Valentinov considered Lenin's position dogmatic, unscientific and based on an inadequate understanding of philosophy. Relations soon deteriorated. In 1905, Valentinov returned illegally to Russia and defected to the Menshevik faction of the RSDRP. Valentinov had laid out his philosophy in the book Ernst Mach and Marxism (1907). Lenin wrote a long polemic, Materialism and Empirio-criticism (1908), against what he considered the baleful influence of empirio-criticism on the revolutionary movement. Valentinov, along with Bogdanov and Lunacharski, was one of his targets.

Valentinov countered with the book The Philosophical Conceptions of Marxism (1908). In this work he rejected the charge of idealism and, in his various philosophical writings, went out of his way to criticise former Marxists like Sergei Bulgakov and Petr Struve, who had embraced idealist philosophies.

===Post-Bolshevik activities===

During the abortive Revolution of 1905, Valentinov worked for the Ukrainian Menshevik party in various capacities but played a minor role in the political events of the day. He concentrated primarily on journalism, contributing to such papers as Russkoe Slovo (Russian Word) and Kievskaya Mysl (where Leon Trotsky was one of his colleagues). Valentinov published his articles under various pseudonyms. He adopted a moderate Internationalist position during the First World War. He welcomed the Revolution of 1917 but gradually grew disillusioned with Kerenski's provisional government and the Menshevik/SR leaders of the soviets.

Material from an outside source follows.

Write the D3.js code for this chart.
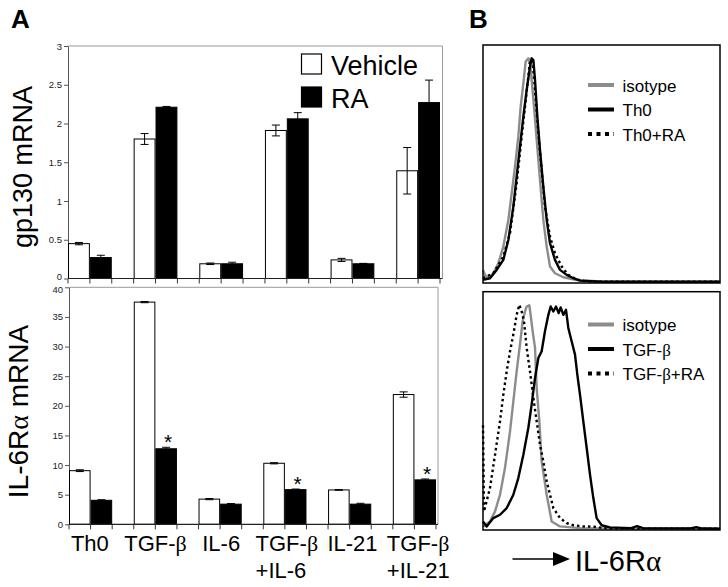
<!DOCTYPE html>
<html><head><meta charset="utf-8">
<script src="https://cdn.jsdelivr.net/npm/d3@7"></script>
<style>body{margin:0;background:#fff} svg{display:block;font-family:"Liberation Sans",Arial,sans-serif}</style>
</head><body><svg id="c" width="728" height="587"></svg>
<script>
// ---------- Data ----------
const categories = [["Th0"],["TGF-β"],["IL-6"],["TGF-β","+IL-6"],["IL-21"],["TGF-β","+IL-21"]];
const seriesNames = ["Vehicle","RA"];
const gp130Vehicle    = [0.45, 1.80, 0.19, 1.91, 0.24, 1.39];
const gp130VehicleErr = [0.015,0.07, 0.01, 0.07, 0.02, 0.30];
const gp130RA         = [0.27, 2.21, 0.19, 2.06, 0.19, 2.27];
const gp130RAErr      = [0.03, 0.01, 0.02, 0.08, 0.005,0.29];
const il6raVehicle    = [9.05, 37.5, 4.25, 10.3, 5.8, 21.9];
const il6raVehicleErr = [0.15, 0.1, 0.1, 0.1, 0.05, 0.45];
const il6raRA         = [4.05, 12.75,3.4, 5.85, 3.4, 7.5];
const il6raRAErr      = [0.1, 0.25, 0.1, 0.1, 0.15, 0.15];
const il6raSignif     = [false,true,false,true,false,true];
const gp130Ticks = [0,0.5,1,1.5,2,2.5,3];
const il6raTicks = [0,5,10,15,20,25,30,35,40];

// Flow histograms: [log decade, % of max]
const topIsotype = [[0,5.5],[0.034,3.4],[0.09,2.0],[0.174,4.1],[0.259,8.3],[0.343,15.3],[0.428,26.5],[0.484,37.7],[0.54,48.9],[0.596,61.5],[0.636,74.1],[0.681,83.9],[0.72,93],[0.765,94.4],[0.793,93],[0.821,85.3],[0.861,74.1],[0.906,60.1],[0.962,43.3],[1.018,26.5],[1.075,15.3],[1.131,6.9],[1.215,4.1],[1.356,2.4],[1.581,1.2],[2.0,0.6],[3.0,0.5],[4.0,0.5]];
const topTh0 = [[0,1.3],[0.118,2.0],[0.231,5.5],[0.343,9.7],[0.428,18.1],[0.512,32.1],[0.568,44.7],[0.624,57.3],[0.681,69.9],[0.737,81.1],[0.793,90.9],[0.821,94.4],[0.85,93.7],[0.878,85.3],[0.917,69.9],[0.962,55.9],[1.018,40.5],[1.075,26.5],[1.131,16.7],[1.215,9.7],[1.3,5.5],[1.412,3.4],[1.525,2.0],[1.637,1.0],[2.0,0.5],[3.0,0.5],[4.0,0.5]];
const topTh0RA = [[0,2.0],[0.174,4.1],[0.343,11.1],[0.456,20.9],[0.568,41.9],[0.653,61.5],[0.709,74.1],[0.765,86.7],[0.793,93.7],[0.838,93],[0.878,81.1],[0.934,62.9],[0.99,47.5],[1.046,32.1],[1.131,19.5],[1.215,12.5],[1.328,6.9],[1.44,3.4],[1.581,1.5],[1.75,0.6],[2.5,0.5],[4.0,0.5]];
const botIsotype = [[0.006,1.5],[0.118,3.6],[0.203,7.8],[0.287,14.8],[0.371,26.0],[0.456,41.4],[0.512,54.0],[0.568,66.6],[0.624,77.8],[0.669,87.6],[0.709,91.7],[0.737,93.8],[0.782,94.3],[0.804,90.3],[0.838,83.4],[0.878,76.4],[0.906,59.6],[0.951,45.6],[0.99,28.8],[1.075,14.8],[1.159,3.6],[1.3,1.5],[1.637,0.8],[2.5,0.5],[4.0,0.5]];
const botTGFb = [[0,3.6],[0.062,1.5],[0.174,5.0],[0.287,6.4],[0.4,9.2],[0.512,14.8],[0.596,21.8],[0.681,31.6],[0.765,42.8],[0.821,52.6],[0.878,63.8],[0.934,72.2],[0.99,75.0],[1.046,83.4],[1.103,90.3],[1.142,93.8],[1.187,91.7],[1.232,93.8],[1.277,91.0],[1.311,93.4],[1.356,90.3],[1.401,92.4],[1.44,84.8],[1.496,79.2],[1.553,73.6],[1.592,65.2],[1.637,56.8],[1.693,45.6],[1.75,34.4],[1.806,23.2],[1.862,13.4],[1.918,5.0],[2.003,2.0],[2.143,1.1],[2.5,0.8],[2.6,1.6],[2.7,0.8],[3.5,0.7],[3.6,1.2],[3.7,0.6],[4.0,0.5]];
const botTGFbRA = [[0,44],[0.017,7.8],[0.118,17.6],[0.203,31.6],[0.287,45.6],[0.343,56.8],[0.4,66.6],[0.456,75.0],[0.512,82.0],[0.568,90.3],[0.613,94.5],[0.653,91.7],[0.692,87.6],[0.737,76.4],[0.793,66.6],[0.85,55.4],[0.906,45.6],[0.962,35.8],[1.018,28.8],[1.075,20.4],[1.131,14.8],[1.187,9.2],[1.3,5.0],[1.412,2.9],[1.525,2.0],[1.693,1.5],[1.862,1.4],[2.1,0.6],[4.0,0.5]];
const topLegend = ["isotype","Th0","Th0+RA"];
const botLegend = ["isotype","TGF-β","TGF-β+RA"];

// ---------- Helpers ----------
const svg = d3.select("#c");
function richText(sel, str){
  str.split(/([αβ])/).filter(s=>s.length).forEach(s=>{
    const t = sel.append("tspan").text(s);
    if(/[αβ]/.test(s)) t.attr("font-family","'Liberation Serif','DejaVu Serif',serif");
  });
  return sel;
}

function barPanel(o){
  const g = svg.append("g");
  const x = d3.scaleBand().domain(d3.range(categories.length)).range([o.x0,o.x1]).paddingInner(1/3).paddingOuter(0);
  const bw = x.bandwidth();
  const y = d3.scaleLinear().domain([0,o.max]).range([o.yb,o.yt]);
  g.append("path").attr("d",`M${o.x0},${o.yt}H${o.fr}V${o.yb}`).attr("fill","none").attr("stroke","#9a9a9a").attr("stroke-width",1);
  const ax = g.append("g").attr("transform",`translate(${o.x0},0)`)
    .call(d3.axisLeft(y).tickValues(o.ticks).tickSize(4).tickSizeOuter(0).tickFormat(d=>String(d)).tickPadding(2));
  ax.select(".domain").attr("stroke","#555");
  ax.selectAll(".tick line").attr("stroke","#555");
  ax.selectAll(".tick text").attr("font-size",9.5).attr("fill","#222").attr("font-family","'Liberation Sans',Arial,sans-serif");
  // small nudge so the two labels at the panel junction do not collide
  ax.selectAll(".tick text").filter(d=>d===o.nudgeVal).attr("dy",o.nudgeDy);
  const groups = [{v:o.veh,e:o.vehErr,fill:"#fff",off:0},{v:o.ra,e:o.raErr,fill:"#000",off:bw/2}];
  groups.forEach(s=>{
    g.selectAll(null).data(s.v).join("rect")
      .attr("x",(d,i)=>x(i)+s.off+0.5).attr("width",bw/2-1)
      .attr("y",d=>y(d)).attr("height",d=>y(0)-y(d))
      .attr("fill",s.fill).attr("stroke","#000").attr("stroke-width",1);
    const eb = g.selectAll(null).data(s.v.map((d,i)=>({d,e:s.e[i],i}))).join("g");
    eb.append("line").attr("x1",d=>x(d.i)+s.off+bw/4).attr("x2",d=>x(d.i)+s.off+bw/4)
      .attr("y1",d=>y(d.d-d.e)).attr("y2",d=>y(d.d+d.e)).attr("stroke","#000");
    [1,-1].forEach(sg=>{
      eb.append("line").attr("x1",d=>x(d.i)+s.off+bw/4-4).attr("x2",d=>x(d.i)+s.off+bw/4+4)
        .attr("y1",d=>y(d.d+sg*d.e)).attr("y2",d=>y(d.d+sg*d.e)).attr("stroke","#000");
    });
  });
  g.append("line").attr("x1",o.x0).attr("x2",o.fr).attr("y1",y(0)).attr("y2",y(0)).attr("stroke","#222").attr("stroke-width",1.2);
  const tks = [];
  categories.forEach((c,i)=>{tks.push(x(i),x(i)+bw/2,x(i)+bw);});
  g.selectAll(null).data(tks).join("line").attr("x1",d=>d).attr("x2",d=>d)
    .attr("y1",y(0)).attr("y2",y(0)+5).attr("stroke","#333");
  return {g,x,y,bw};
}

// ---------- Panel A top ----------
const A1 = barPanel({x0:68,x1:440,fr:442.5,yt:46,yb:278.5,max:3,ticks:gp130Ticks,
  veh:gp130Vehicle,vehErr:gp130VehicleErr,ra:gp130RA,raErr:gp130RAErr,nudgeVal:0,nudgeDy:"0.1em"});
const legY = [54,87];
seriesNames.forEach((n,i)=>{
  svg.append("rect").attr("x",301.5).attr("y",legY[i]).attr("width",20).attr("height",20)
    .attr("fill",i?"#000":"#fff").attr("stroke","#000").attr("stroke-width",1.2);
  svg.append("text").attr("x",331).attr("y",legY[i]+21).attr("font-size",27).text(n);
});
svg.append("text").attr("transform","translate(32,167) rotate(-90)").attr("text-anchor","middle")
  .attr("font-size",27).text("gp130 mRNA");

// ---------- Panel A bottom ----------
const A2 = barPanel({x0:69,x1:436,fr:438,yt:287.3,yb:524.3,max:40,ticks:il6raTicks,
  veh:il6raVehicle,vehErr:il6raVehicleErr,ra:il6raRA,raErr:il6raRAErr,nudgeVal:40,nudgeDy:"0.5em"});
il6raSignif.forEach((s,i)=>{
  if(!s) return;
  A2.g.append("text").attr("x",A2.x(i)+A2.bw*0.75+2).attr("y",A2.y(il6raRA[i]+il6raRAErr[i])+2)
    .attr("text-anchor","middle").attr("font-size",21).text("*");
});
richText(svg.append("text").attr("transform","translate(28,411.5) rotate(-90)").attr("text-anchor","middle")
  .attr("font-size",28), "IL-6Rα mRNA");

categories.forEach((lines,i)=>{
  const cx = A1.x(i)+A1.bw/2;
  const t1 = richText(svg.append("text").attr("x",cx).attr("y",550.5).attr("text-anchor","middle").attr("font-size",22), lines[0]);
  if(lines[1]){
    const bb = t1.node().getBBox();
    richText(svg.append("text").attr("x",bb.x).attr("y",578).attr("font-size",22), lines[1]);
  }
});

svg.append("text").attr("x",11).attr("y",28).attr("font-size",26).attr("font-weight","bold").text("A");
svg.append("text").attr("x",469).attr("y",28).attr("font-size",26).attr("font-weight","bold").text("B");

// ---------- Panel B ----------
function histPanel(yt,yb,curves,labels,legY0){
  const g = svg.append("g");
  const x = d3.scaleLinear().domain([0,4]).range([483,720]);
  const y = d3.scaleLinear().domain([0,100]).range([yb,yt]);
  const line = d3.line().x(d=>x(d[0])).y(d=>y(d[1]));
  const styles = [{c:"#8c8c8c",dash:null},{c:"#000",dash:null},{c:"#000",dash:"2.5,3"}];
  curves.forEach((cv,i)=>{
    g.append("path").datum(cv).attr("d",line).attr("fill","none").attr("stroke",styles[i].c)
      .attr("stroke-width",2.4).attr("stroke-dasharray",styles[i].dash).attr("stroke-linejoin","round");
  });
  g.append("rect").attr("x",483).attr("y",yt).attr("width",237).attr("height",yb-yt)
    .attr("fill","none").attr("stroke","#000").attr("stroke-width",1.5);
  labels.forEach((l,i)=>{
    const ly = legY0 + i*24.5;
    g.append("line").attr("x1",588).attr("x2",614).attr("y1",ly).attr("y2",ly)
      .attr("stroke",styles[i].c).attr("stroke-width",4).attr("stroke-dasharray",i===2?"4,4.5":null);
    richText(g.append("text").attr("x",622.5).attr("y",ly+6.5).attr("font-size",17), l);
  });
}
histPanel(45,283,[topIsotype,topTh0,topTh0RA],topLegend,85);
histPanel(291.7,530,[botIsotype,botTGFb,botTGFbRA],botLegend,324.5);

svg.append("line").attr("x1",512.5).attr("x2",556).attr("y1",559).attr("y2",559).attr("stroke","#000").attr("stroke-width",1.5);
svg.append("path").attr("d","M553,552L570,559L553,566Z").attr("fill","#000");
richText(svg.append("text").attr("x",575).attr("y",571).attr("font-size",29), "IL-6Rα");
</script></body></html>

After the October Revolution, Valentinov left the Menshevik party. He was appointed as a 'non-party specialist' to the Supreme Economic Council of Soviet Russia (Vesenkha), and was one of the architects of the New Economic Policy (NEP) after the Russian Civil War. He also founded the journal Torgovo-Promyshlennaya Gazeta (Commercial-Industrial Gazette). During those years he collaborated closely with Nikolai Bukharin.

After Lenin's death in 1924, Valentinov found his position in Soviet Russia increasingly precarious. He watched the rise of Joseph Stalin with alarm and firmly opposed moves to abandon the NEP in favour of a programme of rapid industrialisation and collectivisation of agriculture.

As one of the most ardent defenders of the NEP, Valentinov felt that his life was in danger when Stalin decided definitively to abandon the NEP. In 1928, he fled from the Soviet Union and settled in Paris. He contributed to various émigré journals, now generally using the pseudonym 'E. Yurevski', and reconnected with the Menshevik exiles. Valentinov survived the Second World War in Paris.

Valentinov was frequently consulted by scholars (e.g., Leopold Haimson) on the early history of the Russian revolutionary movement and the Soviet Union. In the 1950s and '60s, Valentinov authored and edited various books on historical, philosophical, literary and economic subjects, including: My Encounters with Lenin (1953), Two Years with the Symbolists (1969), The Early Years of Lenin (1969) and The New Economic Policy and the Party Crisis after the Death of Lenin (1971). Several of these works appeared posthumously, as Nikolai Valentinov died in Paris on 26 August 1964.